An opportunity to connect the city was presented by computer scientist Tim Sorber of Klett Consulting Group, Inc.
Sorber explained that in 2018, two high-speed fiber optic internet cables are set to come through Virginia Beach. The cables, which come from Balboa, Spain and Rio de Janiero, Brazil, are being privately funded by Microsoft and Facebook, but would be worth leveraging for the city’s use, according to Sorber.
“Virginia Beach is a great spot to land cables. If we can improve our internet speeds on a regional level we can bring in larger businesses that require that bandwidth,” he said. “If we can leverage this in a good way, we could attract a lot of millennials here.”

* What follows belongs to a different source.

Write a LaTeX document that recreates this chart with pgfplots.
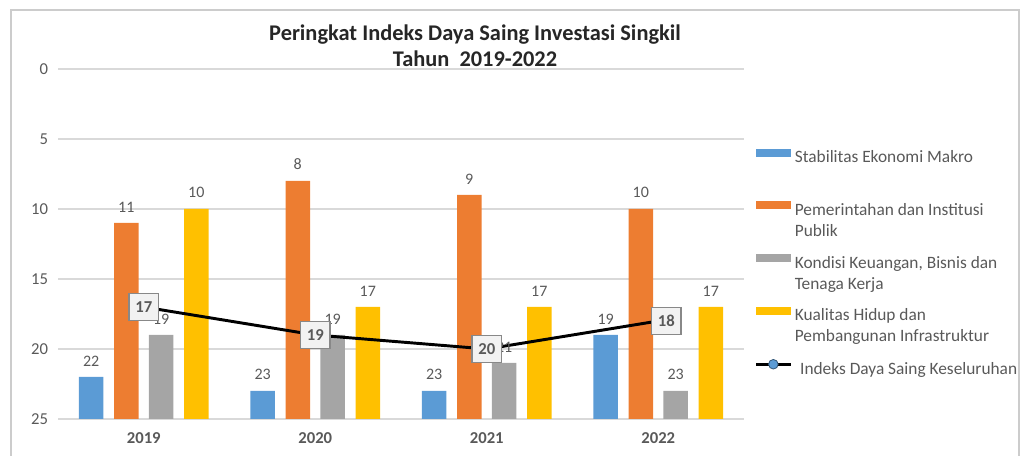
\documentclass[border=0pt]{standalone}
\usepackage{pgfplots}
\pgfplotsset{compat=1.18}
\usepackage{pgfplotstable}
\usepackage{fontspec}
\setmainfont{Carlito}
\definecolor{cblue}{HTML}{5B9BD5}
\definecolor{corange}{HTML}{ED7D31}
\definecolor{cgray}{HTML}{A5A5A5}
\definecolor{cyellow}{HTML}{FFC000}
\definecolor{txt}{HTML}{595959}
\definecolor{gridc}{HTML}{D9D9D9}
\definecolor{framec}{HTML}{CCCCCC}
\definecolor{boxfill}{HTML}{F2F2F2}
\definecolor{boxdraw}{HTML}{888888}

\pgfplotsset{
  barleg/.style={legend image code/.code={\fill[##1,draw=none] (0pt,10pt) rectangle (26pt,16pt);}},
  lineleg/.style={legend image code/.code={\draw[##1,mark repeat=2,mark phase=2] plot coordinates {(0pt,13pt)(13pt,13pt)(26pt,13pt)};}},
}

\pgfplotstableread{
x year a b c d total dx
0 2019 22 11 19 10 17 0
1 2020 23 8 19 17 19 0
2 2021 23 9 21 17 20 0
3 2022 19 10 23 17 18 6
}\data

\newcommand\lgtxt[2]{\parbox[t]{175pt}{\raggedright #1\\#2}}

\begin{document}
\begin{tikzpicture}
\path[use as bounding box] (0pt,0pt) rectangle (770.25pt,342pt);
\draw[framec, line width=1.4pt] (8.25pt,-5pt) -- (8.25pt,334.5pt) -- (764.25pt,334.5pt) -- (764.25pt,-5pt);
\node[align=center, font=\fontsize{16.8}{19.5}\selectfont\bfseries, text=black!85, anchor=base, inner sep=0pt] at (356.25pt,291.75pt) {Peringkat Indeks Daya Saing Investasi Singkil\\Tahun\ \ 2019-2022};
\begin{axis}[
  at={(43.5pt,27.75pt)}, anchor=south west,
  scale only axis, width=514.5pt, height=262.5pt,
  xmin=-0.5, xmax=3.5, ymin=0, ymax=25,
  xtick={0,1,2,3}, xticklabels={2019,2020,2021,2022},
  ytick={0,5,10,15,20,25}, yticklabels={25,20,15,10,5,0},
  major tick length=0pt,
  axis line style={draw=none},
  ymajorgrids, grid style={gridc, line width=0.8pt},
  /pgf/number format/assume math mode=true,
  xticklabel style={font=\fontsize{12.5}{14}\selectfont\bfseries, text=txt, yshift=-7pt},
  yticklabel style={font=\fontsize{12.5}{14}\selectfont, text=txt, xshift=-4pt},
  clip=false,
  legend style={at={(axis description cs:1.015,0.773)}, anchor=north west, draw=none, fill=none,
    inner sep=0pt, row sep=8pt, column sep=1pt,
    font=\fontsize{13}{15.75}\selectfont, text=txt,
    nodes={inner sep=1pt, text depth=20pt}},
  legend cell align=left,
]
\addplot[ybar, bar width=18.4pt, bar shift=-39.4pt, fill=cblue, draw=none, barleg,
  point meta=explicit, nodes near coords,
  nodes near coords style={font=\fontsize{12}{13}\selectfont, text=txt, inner sep=0pt, yshift=8pt, xshift=-39.4pt}]
  table[x=x, y expr=25-\thisrow{a}, meta=a]{\data};
\addlegendentry{\lgtxt{Stabilitas Ekonomi Makro}{\mbox{}}}
\addplot[ybar, bar width=18.4pt, bar shift=-13.1pt, fill=corange, draw=none, barleg,
  point meta=explicit, nodes near coords,
  nodes near coords style={font=\fontsize{12}{13}\selectfont, text=txt, inner sep=0pt, yshift=8pt, xshift=-13.1pt}]
  table[x=x, y expr=25-\thisrow{b}, meta=b]{\data};
\addlegendentry{\lgtxt{Pemerintahan dan Institusi}{Publik}}
\addplot[ybar, bar width=18.4pt, bar shift=13.1pt, fill=cgray, draw=none, barleg,
  point meta=explicit, nodes near coords,
  nodes near coords style={font=\fontsize{12}{13}\selectfont, text=txt, inner sep=0pt, yshift=8pt, xshift=13.1pt}]
  table[x=x, y expr=25-\thisrow{c}, meta=c]{\data};
\addlegendentry{\lgtxt{Kondisi Keuangan, Bisnis dan}{Tenaga Kerja}}
\addplot[ybar, bar width=18.4pt, bar shift=39.4pt, fill=cyellow, draw=none, barleg,
  point meta=explicit, nodes near coords,
  nodes near coords style={font=\fontsize{12}{13}\selectfont, text=txt, inner sep=0pt, yshift=8pt, xshift=39.4pt}]
  table[x=x, y expr=25-\thisrow{d}, meta=d]{\data};
\addlegendentry{\lgtxt{Kualitas Hidup dan}{Pembangunan Infrastruktur}}
\addplot[black, line width=2.2pt, mark=*, mark size=3.6pt,
  mark options={fill=cblue, draw=cblue!55!black, line width=0.6pt},
  lineleg,
  point meta=explicit,
  visualization depends on={\thisrow{dx} \as \dx},
  nodes near coords,
  nodes near coords style={anchor=center, yshift=0pt, xshift=\dx pt, font=\fontsize{12.5}{14}\selectfont\bfseries, text=txt,
    fill=boxfill, draw=boxdraw, line width=1.2pt, minimum width=22pt, minimum height=20pt, inner sep=2pt}]
  table[x=x, y expr=25-\thisrow{total}, meta=total]{\data};
\addlegendentry{\lgtxt{\hspace{4pt}Indeks Daya Saing Keseluruhan}{\mbox{}}}
\end{axis}
\end{tikzpicture}
\end{document}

Though the cables would significantly improve internet performance across Hampton Roads, which currently falls below the national average for broadband speeds, Sorber explained that no one has made a move to bargain with the corporate giants for public use in Virginia Beach.
“There are people that want to see this happen and have been very vocal about it,” he said. “But we have no yet heard a plan of action. And the Vision to Action committee can paint a picture of what we will do with it once we have it.”
Presenting on the state of active lifestyle opportunities was Maile Hildenbrand, a business systems administrator from the Virginia Beach Parks & Recreation Center. Hildenbrand detailed the current reach of her department and the impact she says it is making in the active community.
“Last year we had 50,000 members enrolled and 1.4 million visits to our recreation facilities,” she said. “While we can’t put a parks and recreation center into every neighborhood, we have seven centers that are all about 12 minutes apart from their neighbors.”
While the center had more than 2.9 million total visitors across it’s 259 park facilities, there was room for growth, Hildenbrand said.
“As we move forward, we hope to get the funding to reserve as much open space as possible to support active lifestyles,” she said. “Advocating to city leadership to purchase land for us develop would help with this endeavor.”